研究課題
Gagと相互作用する感染抵抗性因子としてTRIM5αと、Cyclophilin Aが知られている。近年、TRIM5遺伝子へのサイクロフィリンA遺伝子の挿入が、旧世界ザルで起きていることが報告された。そこでカニクイザルのTRIM5遺伝子を調べたところ、TRIMCypの頻度がアカゲザルに比較して高いことが明らかとなった。また、TRIMCyp遺伝子を持つ個体ではTRIMCypのCypA部分の配列に、66番目のアミノ酸がアスパラギン酸(D)でかつ143番目がリジン(K)のDKハプロタイプと、66番目のアミノ酸がアスパラギン(N)でかつ143番目がグルタミン酸(E)のNEハプロタイプの2つのハプロタイプが存在することが明らかになった。TRIMCypタンパク質の抗ウイルス効果を調べたところ、DKハプロタイプのTRIMCypはアカゲザルTRIMCypとは異なりHIV-1の感染を抑制し、HIV-2およびSIVmacの感染は抑制しなかった。一方でNEハプロタイプのTRIMCypはアカゲザルTRIMCypと同様に、HIV-1よりもむしろHIV-2の感染を強く阻害したが、SIVmacの感染は阻害しなかった。TRIMCypの結合は、いわゆるCypA結合ループとして以前から知られているカプシドのN末端から数えて4番目と5番目のαヘリックス間のループ(L4/5)と考えられる。これまでに作成されたサル指向性HIV-1はL4/5をSIVmac由来のものに置き換えてあるが、いまだカニクイザルTRIM5αからの逃避は完全ではない。しかし、DKおよびNEの両方のハプロタイプのカニクイザルTRIMCypによる抑制は回避していることが明らかとなった。以上の結果から、今後、サル指向性HIV-1の感染実験はTRIMCyp変異を両染色体にもつ個体を用いることが望ましいと考えられた。
1: 当初の計画以上に進展している
感染初期過程に関わる宿主因子として、これまでTRIM5αに着目してきたが、カニクイザルにおいてはTRIM5遺伝子のTRIMCyp変異の頻度が高く、TRIMCypタンパク質の抗ウイルス効果のほうが重要であることが明らかとなり、研究は着実に進展している。
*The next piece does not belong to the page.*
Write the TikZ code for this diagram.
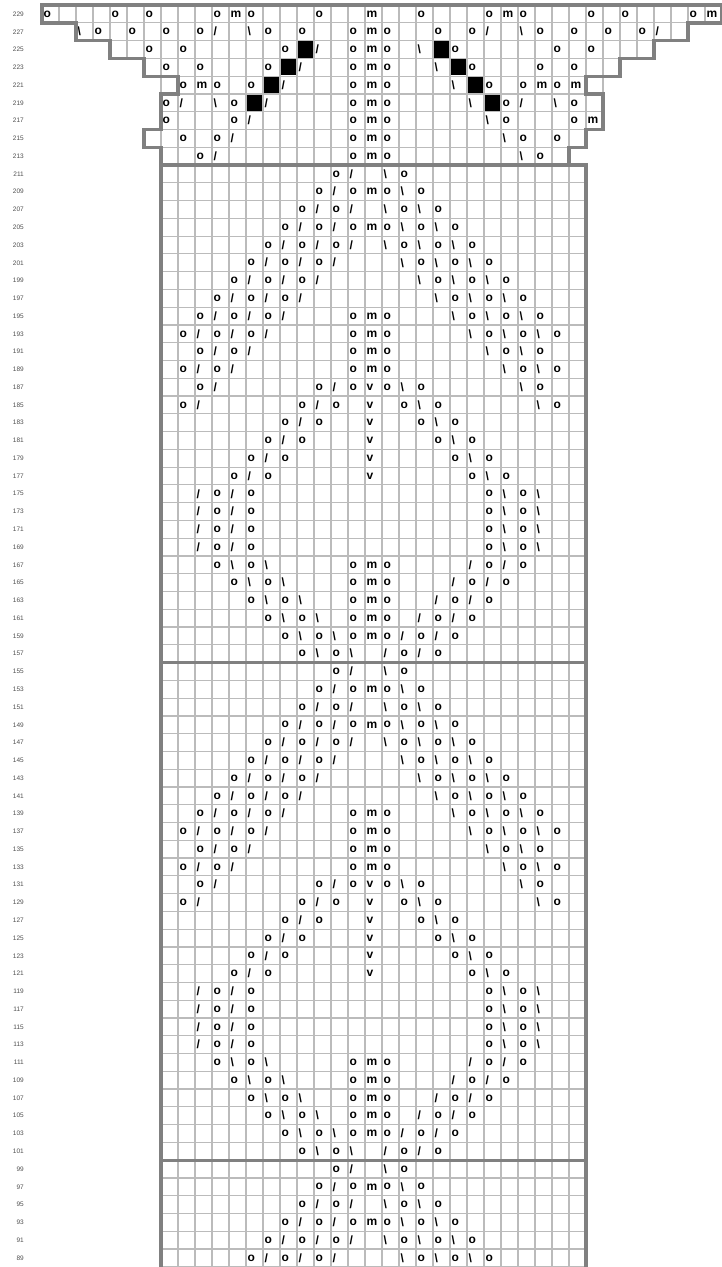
\documentclass[tikz,border=0pt]{standalone}
\usepackage{fontspec}
\setmainfont{Liberation Sans}
\definecolor{gridgray}{RGB}{187,187,187}
\definecolor{bordergray}{RGB}{128,128,128}
\definecolor{labelgray}{RGB}{80,80,80}
\newcommand\symo{o}
\newcommand\symm{m}
\newcommand\symv{v}
\newcommand\syms{/}
\newcommand\symb{\textbackslash}
\newcommand\defpat[2]{\expandafter\def\csname pat#1\endcsname{#2}}
\defpat{0}{10/o,11/s,13/b,14/o}
\defpat{1}{9/o,10/s,11/o,12/m,13/o,14/b,15/o}
\defpat{2}{8/o,9/s,10/o,11/s,13/b,14/o,15/b,16/o}
\defpat{3}{7/o,8/s,9/o,10/s,11/o,12/m,13/o,14/b,15/o,16/b,17/o}
\defpat{4}{6/o,7/s,8/o,9/s,10/o,11/s,13/b,14/o,15/b,16/o,17/b,18/o}
\defpat{5}{5/o,6/s,7/o,8/s,9/o,10/s,14/b,15/o,16/b,17/o,18/b,19/o}
\defpat{6}{4/o,5/s,6/o,7/s,8/o,9/s,15/b,16/o,17/b,18/o,19/b,20/o}
\defpat{7}{3/o,4/s,5/o,6/s,7/o,8/s,16/b,17/o,18/b,19/o,20/b,21/o}
\defpat{8}{2/o,3/s,4/o,5/s,6/o,7/s,11/o,12/m,13/o,17/b,18/o,19/b,20/o,21/b,22/o}
\defpat{9}{1/o,2/s,3/o,4/s,5/o,6/s,11/o,12/m,13/o,18/b,19/o,20/b,21/o,22/b,23/o}
\defpat{10}{2/o,3/s,4/o,5/s,11/o,12/m,13/o,19/b,20/o,21/b,22/o}
\defpat{11}{1/o,2/s,3/o,4/s,11/o,12/m,13/o,20/b,21/o,22/b,23/o}
\defpat{12}{2/o,3/s,9/o,10/s,11/o,12/v,13/o,14/b,15/o,21/b,22/o}
\defpat{13}{1/o,2/s,8/o,9/s,10/o,12/v,14/o,15/b,16/o,22/b,23/o}
\defpat{14}{7/o,8/s,9/o,12/v,15/o,16/b,17/o}
\defpat{15}{6/o,7/s,8/o,12/v,16/o,17/b,18/o}
\defpat{16}{5/o,6/s,7/o,12/v,17/o,18/b,19/o}
\defpat{17}{4/o,5/s,6/o,12/v,18/o,19/b,20/o}
\defpat{18}{2/s,3/o,4/s,5/o,19/o,20/b,21/o,22/b}
\defpat{19}{2/s,3/o,4/s,5/o,19/o,20/b,21/o,22/b}
\defpat{20}{2/s,3/o,4/s,5/o,19/o,20/b,21/o,22/b}
\defpat{21}{2/s,3/o,4/s,5/o,19/o,20/b,21/o,22/b}
\defpat{22}{3/o,4/b,5/o,6/b,11/o,12/m,13/o,18/s,19/o,20/s,21/o}
\defpat{23}{4/o,5/b,6/o,7/b,11/o,12/m,13/o,17/s,18/o,19/s,20/o}
\defpat{24}{5/o,6/b,7/o,8/b,11/o,12/m,13/o,16/s,17/o,18/s,19/o}
\defpat{25}{6/o,7/b,8/o,9/b,11/o,12/m,13/o,15/s,16/o,17/s,18/o}
\defpat{26}{7/o,8/b,9/o,10/b,11/o,12/m,13/o,14/s,15/o,16/s,17/o}
\defpat{27}{8/o,9/b,10/o,11/b,13/s,14/o,15/s,16/o}
\begin{document}
\begin{tikzpicture}[x=1pt,y=-1pt,
  gridline/.style={draw=gridgray,line width=1.2pt},
  outline/.style={draw=bordergray,line width=3.3pt,line join=miter},
  sym/.style={anchor=west,inner sep=0pt,font=\bfseries\fontsize{12}{12}\selectfont},
  blk/.style={fill=black,inner sep=0pt,minimum width=15.5pt,minimum height=16.2pt},
  lbl/.style={anchor=east,inner sep=0pt,text=labelgray,font=\fontsize{6.5}{7}\selectfont}]
\useasboundingbox[fill=white] (0,0) rectangle (722,1267);
% top section cells
\foreach \r/\a/\b in {0/0/39,1/2/37,2/4/35,3/6/33,4/7/32,5/7/32,6/7/32,7/6/31,8/7/30}{
  \foreach \c in {\a,...,\b}{
    \draw[gridline] ({42+17*\c},{5.1+17.77*\r}) rectangle ++(17,17.77);
  }
}
% body grid
\foreach \r in {9,...,71}{
  \draw[gridline] (161,{5.1+17.77*\r}) -- (586,{5.1+17.77*\r});
}
\foreach \c in {7,...,32}{
  \draw[gridline] ({42+17*\c},165.03) -- ({42+17*\c},1268);
}
% black squares
\foreach \r/\c in {2/15,2/23,3/14,3/24,4/13,4/25,5/12,5/26}{
  \node[blk] (k\r-\c) at ({50.5+17*\c},{5.1+17.77*(\r+0.5)}) {};
}
% top section symbols
\foreach \r/\c/\s in {
  0/0/o,0/4/o,0/6/o,0/10/o,0/11/m,0/12/o,0/16/o,0/19/m,0/22/o,0/26/o,0/27/m,0/28/o,0/32/o,0/34/o,0/38/o,0/39/m,
  1/2/b,1/3/o,1/5/o,1/7/o,1/9/o,1/10/s,1/12/b,1/13/o,1/15/o,1/18/o,1/19/m,1/20/o,1/23/o,1/25/o,1/26/s,1/28/b,1/29/o,1/31/o,1/33/o,1/35/o,1/36/s,
  2/6/o,2/8/o,2/14/o,2/16/s,2/18/o,2/19/m,2/20/o,2/22/b,2/24/o,2/30/o,2/32/o,
  3/7/o,3/9/o,3/13/o,3/15/s,3/18/o,3/19/m,3/20/o,3/23/b,3/25/o,3/29/o,3/31/o,
  4/8/o,4/9/m,4/10/o,4/12/o,4/14/s,4/18/o,4/19/m,4/20/o,4/24/b,4/26/o,4/28/o,4/29/m,4/30/o,4/31/m,
  5/7/o,5/8/s,5/10/b,5/11/o,5/13/s,5/18/o,5/19/m,5/20/o,5/25/b,5/27/o,5/28/s,5/30/b,5/31/o,
  6/7/o,6/11/o,6/12/s,6/18/o,6/19/m,6/20/o,6/26/b,6/27/o,6/31/o,6/32/m,
  7/8/o,7/10/o,7/11/s,7/18/o,7/19/m,7/20/o,7/27/b,7/28/o,7/30/o,
  8/9/o,8/10/s,8/18/o,8/19/m,8/20/o,8/28/b,8/29/o}{
  \node[sym] (t\r-\c) at ({43.5+17*\c},{5.1+17.77*(\r+0.5)}) {\csname sym\s\endcsname};
}
% body symbols
\foreach \k in {0,...,61}{
  \pgfmathtruncatemacro\p{mod(\k,28)}
  \pgfmathtruncatemacro\r{\k+9}
  \expandafter\let\expandafter\curlist\csname pat\p\endcsname
  \foreach \j/\s in \curlist{
    \node[sym] (b\r-\j) at ({162.5+17*\j},{5.1+17.77*(\r+0.5)}) {\csname sym\s\endcsname};
  }
}
% outline
\draw[outline] (161,1268) -- (161,147.26) -- (144,147.26) -- (144,129.49) -- (161,129.49)
  -- (161,93.95) -- (178,93.95) -- (178,76.18) -- (144,76.18) -- (144,58.41)
  -- (110,58.41) -- (110,40.64) -- (76,40.64) -- (76,22.87) -- (42,22.87)
  -- (42,5.1) -- (722,5.1) -- (722,22.87) -- (688,22.87) -- (688,40.64)
  -- (654,40.64) -- (654,58.41) -- (620,58.41) -- (620,76.18) -- (586,76.18)
  -- (586,93.95) -- (603,93.95) -- (603,129.49) -- (586,129.49) -- (586,147.26)
  -- (569,147.26) -- (569,165.03) -- (586,165.03) -- (586,1268);
\foreach \yy in {165.03,662.59,1160.15}{
  \draw[outline] (161,\yy) -- (586,\yy);
}
% row labels
\foreach \r in {0,...,70}{
  \pgfmathtruncatemacro\n{229-2*\r}
  \node[lbl] (l\n) at (24,{5.1+17.77*(\r+0.5)}) {\n};
}
\end{tikzpicture}
\end{document}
今年度、サルにおけるHIV感染抑制因子についての詳細が明らかになり、TRIMCypを回避するHIV-1の作成に成功している。しかし、TRIMCypによる感染抑制を完全に回避してもなお、HIV-1のサル細胞における増殖は、ヒト細胞における増殖に比較して悪いことが改めて確認された。次年度は感染性の向上を目指したウイルスの改変と平行してヒト細胞由来の感染を促進する因子の探索を行う。
今年度末にレトロウイルスの作成を委託したが、まだ完成していない(納品されていない)ために支出が次年度予定になった。H24年度は計画に変更はないので申請書に沿って執行する。